Using theoretical techniques and numerical simulations primarily based on density functional theory and Monte Carlo simulations, we study electronic structure, magnetism, and optical properties of nanomaterials and heterojunctions. We are also interested in the role of spin-orbit interaction at surfaces and interfaces with restricted symmetry.
We work on quantum dynamics, particularly of ultra-cold atoms, Bose-Einstein condensates, highly excited Rydberg atoms and quantum opto-mechanical systems. Our primary focus is to propose interesting quantum simulation platforms that connect to seemingly different disciplines, such as photosynthetic light harvesting, quantum chemistry or general relativity.

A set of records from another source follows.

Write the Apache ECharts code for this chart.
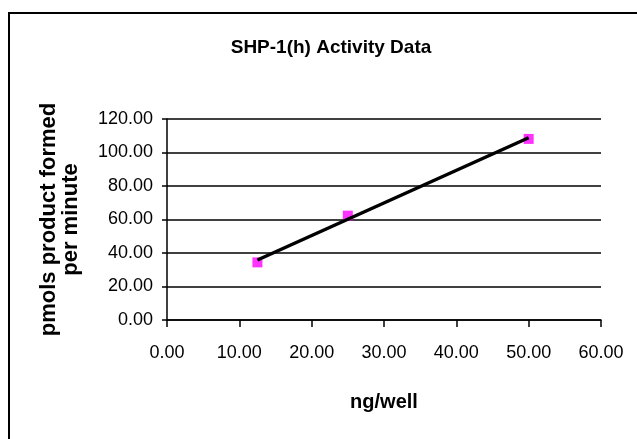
<!DOCTYPE html>
<html>
<head>
<meta charset="utf-8">
<script src="https://cdn.jsdelivr.net/npm/echarts@6/dist/echarts.min.js"></script>
<style>html,body{margin:0;padding:0;background:#fff;}#c{width:637px;height:439px;}</style>
</head>
<body>
<div id="c"></div>
<script>
var titleText = 'SHP-1(h) Activity Data';
var xName = 'ng/well';
var yName = 'pmols product formed\nper minute';
var xValues = [12.5, 25, 50];
var yValues = [34.4, 62.3, 108.1];
var xTicks = [0, 10, 20, 30, 40, 50, 60];
var yTicks = [0, 20, 40, 60, 80, 100, 120];

// linear trendline (least squares) from the data
var n = xValues.length, mx = 0, my = 0;
for (var i = 0; i < n; i++) { mx += xValues[i]; my += yValues[i]; }
mx /= n; my /= n;
var sxx = 0, sxy = 0;
for (var i = 0; i < n; i++) { sxx += (xValues[i]-mx)*(xValues[i]-mx); sxy += (xValues[i]-mx)*(yValues[i]-my); }
var slope = sxy / sxx, icpt = my - slope * mx;
var xMin = Math.min.apply(null, xValues), xMax = Math.max.apply(null, xValues);
var trend = [[xMin, icpt + slope * xMin], [xMax, icpt + slope * xMax]];

var points = xValues.map(function (x, i) { return [x, yValues[i]]; });
var FONT = '"Liberation Sans", Arial, sans-serif';

var chart = echarts.init(document.getElementById('c'), null, {renderer: 'canvas'});
chart.setOption({
  backgroundColor: '#fff',
  animation: false,
  title: {
    text: titleText,
    left: 326, top: 33, textAlign: 'center',
    textStyle: {fontFamily: FONT, fontWeight: 'bold', fontSize: 19, color: '#000'}
  },
  graphic: [{
    type: 'rect', shape: {x: 9, y: 13, width: 700, height: 500},
    style: {fill: null, stroke: '#000', lineWidth: 2}, silent: true, z: -1
  }],
  grid: {left: 167, right: 36, top: 119, bottom: 119, containLabel: false},
  xAxis: {
    type: 'value', min: xTicks[0], max: xTicks[xTicks.length-1], interval: 10,
    name: xName, nameLocation: 'middle', nameGap: 72,
    nameTextStyle: {fontFamily: FONT, fontWeight: 'bold', fontSize: 20, color: '#000', verticalAlign: 'top'},
    axisLine: {show: true, onZero: false, lineStyle: {color: '#000', width: 1.5}},
    axisTick: {show: true, length: 7, lineStyle: {color: '#000', width: 1.5}},
    axisLabel: {fontFamily: FONT, fontSize: 18, color: '#000', margin: 24,
      formatter: function (v) { return v.toFixed(2); }},
    splitLine: {show: false}
  },
  yAxis: {
    type: 'value', min: yTicks[0], max: yTicks[yTicks.length-1], interval: 20,
    name: yName, nameLocation: 'middle', nameGap: 85, nameRotate: 90,
    nameTextStyle: {fontFamily: FONT, fontWeight: 'bold', fontSize: 22, color: '#000', lineHeight: 22},
    axisLine: {show: true, lineStyle: {color: '#000', width: 1.5}},
    axisTick: {show: true, length: 5, lineStyle: {color: '#000', width: 1.5}},
    axisLabel: {fontFamily: FONT, fontSize: 18, color: '#000', margin: 14,
      formatter: function (v) { return v.toFixed(2); }},
    splitLine: {show: true, lineStyle: {color: '#000', width: 1.5}}
  },
  series: [{
    type: 'scatter', data: points, symbol: 'rect', symbolSize: 10,
    itemStyle: {color: '#ff00ff'}, z: 2
  }, {
    type: 'line', data: trend, symbol: 'none', lineStyle: {color: '#000', width: 3.5}, z: 3
  }]
});
</script>
</body>
</html>
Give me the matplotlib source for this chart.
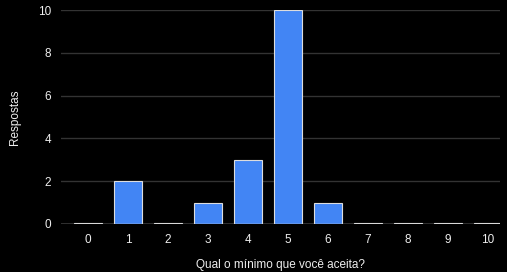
import matplotlib
matplotlib.use("Agg")
import matplotlib.pyplot as plt

categorias = ["0", "1", "2", "3", "4", "5", "6", "7", "8", "9", "10"]
respostas = [0, 2, 0, 1, 3, 10, 1, 0, 0, 0, 0]
yticks = [0, 2, 4, 6, 8, 10]

plt.rcParams['font.family'] = ['Liberation Sans', 'DejaVu Sans']

fig = plt.figure(figsize=(5.07, 2.72), dpi=100, facecolor='black')
ax = fig.add_axes([0.1203, 0.1765, 0.8657, 0.7865], facecolor='black')

x = list(range(len(categorias)))
# zero answers still show as a thin sliver
alturas = [v if v > 0 else 0.05 for v in respostas]
ax.bar(x, alturas, width=0.68, color='#4285f4', edgecolor='#dddddd', linewidth=0.8, zorder=3)

ax.set_xlim(-0.675, 10.3)
ax.set_ylim(0, 10)
ax.set_yticks(yticks)
ax.set_xticks(x)
ax.set_xticklabels(categorias)
ax.grid(axis='y', color='#333333', linewidth=1, zorder=0)
ax.axhline(0, color='#cccccc', linewidth=1, zorder=4)
for s in ax.spines.values():
    s.set_visible(False)
ax.tick_params(colors='#eeeeee', labelsize=8.5, length=0, pad=7)
ax.tick_params(axis='y', pad=7)

ax.set_ylabel('Respostas', color='#eeeeee', fontsize=8.5)
ax.set_xlabel('Qual o mínimo que você aceita?', color='#eeeeee', fontsize=8.5)
ax.yaxis.set_label_coords(-0.105, 0.5)
ax.xaxis.set_label_coords(0.5, -0.19)
ax.xaxis.label.set_va('center')
ax.yaxis.label.set_va('center')

fig.savefig('out.png', dpi=100, facecolor='black')
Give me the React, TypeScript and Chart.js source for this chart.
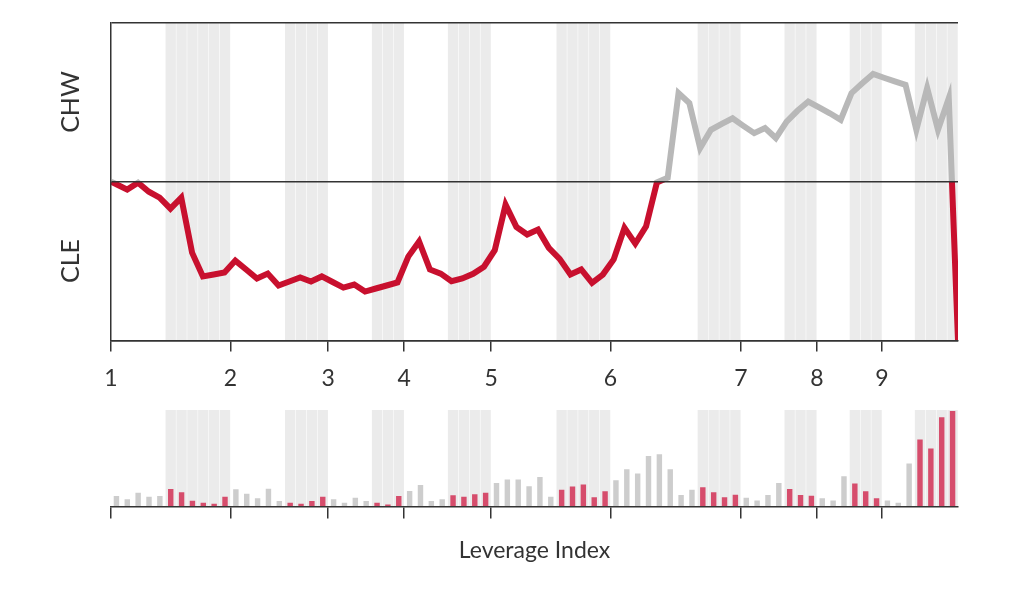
import React, { useEffect, useRef } from "react";
import Chart from "chart.js/auto";

Chart.defaults.font.family = "Lato, 'Open Sans', sans-serif";
Chart.defaults.color = "#333";

// innings and the plate appearance each one starts at
const innings = ["1", "2", "3", "4", "5", "6", "7", "8", "9"];
const inningStart = [0, 11, 20, 27, 35, 46, 58, 65, 71];

// CLE batting (shaded), first and last plate appearance of each half
const cleBatting = [
  [5, 10], [16, 19], [24, 26], [31, 34], [41, 45],
  [54, 57], [62, 64], [68, 70], [74, 77],
];

// win probability edge after each plate appearance (+ = CHW, - = CLE)
const startEdge = 0;
const finalEdge = -100;
const winEdge = [
  -1.6, -5, -0.6, -6.3, -10, -17, -10, -44.7, -59.7, -58.5,
  -57.2, -49.7, -55.3, -61, -57.9, -65.4, -62.9, -60.4, -62.9, -59.7,
  -63.2, -66.7, -64.8, -69.2, -67.3, -65.4, -63.5, -47.2, -37.7, -55.3,
  -57.9, -62.7, -61, -58, -53.6, -43.2, -14.5, -28.5, -33.3, -30.2,
  -41.7, -48.6, -58.5, -55.3, -63.7, -58.5, -49, -29.1, -39, -28.1,
  -0.5, 2.5, 55.8, 49.5, 21.2, 32.7, 36.5, 40, 35.2, 30.6,
  33.8, 27.5, 37.9, 44.7, 50.5, 46.8, 43.1, 39, 55.8, 62,
  67.9, 65.5, 63.2, 61, 32.7, 59, 32.7, 52.6,
];

// leverage index of each plate appearance
const leverage = [
  10.3, 7, 13.7, 9.7, 10.3, 17.3, 14, 5.7, 3.7, 2.7,
  9.7, 17, 12.7, 8, 17.7, 5.3, 3.7, 2.7, 5.3, 9.7,
  7, 3.7, 8.7, 5.3, 3.7, 2, 10.3, 15.3, 21.3, 5.3,
  7, 11, 9.7, 12, 13.7, 23.3, 26.7, 26.7, 20, 29.3,
  9.7, 16.7, 19.7, 21.7, 9, 15, 26, 37, 32.7, 50.3,
  52, 37, 11.3, 16.7, 19, 14, 9, 11.7, 8.7, 6,
  11.3, 23.3, 17.3, 11.3, 10.7, 8, 6, 30, 22.7, 15,
  8, 6, 3.7, 42.7, 66.7, 57.7, 88.7, 95,
];
const leverageMax = 96;

const paCount = leverage.length;
const lineSpan = paCount / 0.9955;

const RED = "#c8102e";
const GRAY_LINE = "#b8b8b8";
const BAR_RED = "#d64d6c";
const BAR_GRAY = "#cdcdcd";
const BAND = "#ebebeb";
const INK = "#333";

const isCle = (i: number) => cleBatting.some(([a, b]) => i >= a && i <= b);
const paIdx = Array.from({ length: paCount }, (_, i) => i);

const inningTicks = (axis: any) => {
  axis.ticks = inningStart.map((v) => ({ value: v }));
};

const App: React.FC = () => {
  const topRef = useRef<HTMLCanvasElement | null>(null);
  const botRef = useRef<HTMLCanvasElement | null>(null);

  useEffect(() => {
    if (!topRef.current || !botRef.current) return;

    const top = new Chart(topRef.current, {
      type: "line",
      data: {
        datasets: [
          {
            type: "line",
            xAxisID: "xLine",
            order: 0,
            data: [
              { x: 0, y: startEdge },
              ...winEdge.map((v, i) => ({ x: i + 0.5, y: v })),
              { x: lineSpan, y: finalEdge },
            ],
            borderWidth: 6,
            borderJoinStyle: "miter",
            pointRadius: 0,
            tension: 0,
            borderColor: (c: any) => {
              const { chart } = c;
              const area = chart.chartArea;
              if (!area) return RED;
              const y0 = chart.scales.y.getPixelForValue(0);
              const r = (y0 - area.top) / (area.bottom - area.top);
              const g = chart.ctx.createLinearGradient(0, area.top, 0, area.bottom);
              g.addColorStop(0, GRAY_LINE);
              g.addColorStop(r, GRAY_LINE);
              g.addColorStop(r, RED);
              g.addColorStop(1, RED);
              return g;
            },
          },
          {
            type: "bar",
            xAxisID: "x",
            order: 1,
            grouped: false,
            data: paIdx.map((i) => ({ x: i + 0.5, y: isCle(i) ? [-100, 100] : null })),
            backgroundColor: BAND,
            barPercentage: 0.95,
            categoryPercentage: 1,
          } as any,
        ],
      },
      options: {
        responsive: false,
        animation: false,
        layout: { padding: { left: 111, right: 66, top: 23, bottom: 1 } },
        plugins: { legend: { display: false }, tooltip: { enabled: false } },
        scales: {
          x: {
            type: "linear",
            min: 0,
            max: paCount,
            offset: false,
            afterBuildTicks: inningTicks,
            ticks: {
              autoSkip: false,
              maxRotation: 0,
              padding: 13,
              font: { size: 23 },
              color: INK,
              callback: (_v: any, i: number) => innings[i],
            },
            grid: { offset: false, z: 1, drawOnChartArea: false, drawTicks: true, tickLength: 11, color: INK, lineWidth: 1.5 },
            border: { display: true, z: 1, color: INK, width: 1.5 },
          },
          xLine: { type: "linear", display: false, offset: false, min: 0, max: lineSpan },
          y: {
            min: -100,
            max: 100,
            afterBuildTicks: (axis: any) => {
              axis.ticks = [{ value: -100 }, { value: 0 }, { value: 100 }];
            },
            ticks: { display: false },
            grid: { z: 1, drawTicks: false, color: INK, lineWidth: 1.5 },
            border: { display: true, z: 1, color: INK, width: 1.5 },
          },
        },
      },
    });

    const bottom = new Chart(botRef.current, {
      type: "bar",
      data: {
        datasets: [
          {
            order: 0,
            grouped: false,
            data: leverage.map((v, i) => ({ x: i + 0.5, y: v })),
            backgroundColor: leverage.map((_, i) => (isCle(i) ? BAR_RED : BAR_GRAY)),
            barPercentage: 0.5,
            categoryPercentage: 1,
          },
          {
            order: 1,
            grouped: false,
            data: paIdx.map((i) => ({ x: i + 0.5, y: isCle(i) ? leverageMax : null })),
            backgroundColor: BAND,
            barPercentage: 0.95,
            categoryPercentage: 1,
          } as any,
        ],
      },
      options: {
        responsive: false,
        animation: false,
        layout: { padding: { left: 111, right: 66, top: 30, bottom: 43 } },
        plugins: { legend: { display: false }, tooltip: { enabled: false } },
        scales: {
          x: {
            type: "linear",
            min: 0,
            max: paCount,
            offset: false,
            afterBuildTicks: inningTicks,
            ticks: { display: false },
            grid: { offset: false, z: 1, drawOnChartArea: false, drawTicks: true, tickLength: 12, color: INK, lineWidth: 1.5 },
            border: { display: true, z: 1, color: INK, width: 1.5 },
            title: {
              display: true,
              text: "Leverage Index",
              font: { size: 23 },
              color: INK,
              padding: { top: 18, bottom: 0 },
            },
          },
          y: { display: false, min: 0, max: leverageMax },
        },
      },
    });

    return () => {
      top.destroy();
      bottom.destroy();
    };
  }, []);

  const sideLabel: React.CSSProperties = {
    position: "absolute",
    left: 69,
    transform: "translate(-50%, -50%) rotate(-90deg)",
    fontFamily: "Lato, 'Open Sans', sans-serif",
    fontSize: 25,
    color: INK,
    whiteSpace: "nowrap",
    lineHeight: 1,
  };

  return (
    <div style={{ position: "absolute", left: 0, top: 0, width: 1024, height: 607, background: "#fff" }}>
      <canvas ref={topRef} width={1024} height={406} style={{ position: "absolute", left: 0, top: 0 }} />
      <canvas ref={botRef} width={1024} height={227} style={{ position: "absolute", left: 0, top: 380 }} />
      <div style={{ ...sideLabel, top: 102 }}>CHW</div>
      <div style={{ ...sideLabel, top: 261 }}>CLE</div>
    </div>
  );
};

export default App;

By exploring common themes between these subjects, we transfer knowledge between disciplines, and may enable cold atom experimental tests, of otherwise inaccessible physical scenarios, e.g. involving black holes or quantum transport.
Our research interest lies in the soft and biological material that are driven out of equilibrium either by interactivity or by external field. Such active material exhibit very interesting emergent behavior. We employ theoretical and computational tools to investigate the rich dynamics exhibited by such systems.
Our group is interested in many aspects of the quantum theory of condensed matter systems with a particular focus on low dimensional systems. Our group is involved in the study of the physics of silicene, carbon-based systems, nanowires, spin-chains, Luttinger liquids and topological insulators. We mainly use analytical approaches, in particular, relying on quantum field theoretical techniques to analyze a problem.
Soft condensed matter systems exhibit incredibly complex dynamical and rheological behavior. These systems respond to external perturbations in an intriguing way and exhibit numerous features that are nonintuitive and distinct from those at equilibrium. More specifically, we focus on computer simulation modeling of polymeric, active filaments, and colloidal suspension in bulk and confinement. Our goal is to understand the relationship between mesoscale structure and bulk properties. Furthermore, our research interest also involves multi-scale modeling of coarse-grained algorithms which bridges atomistic and mesoscopic length-and time scales.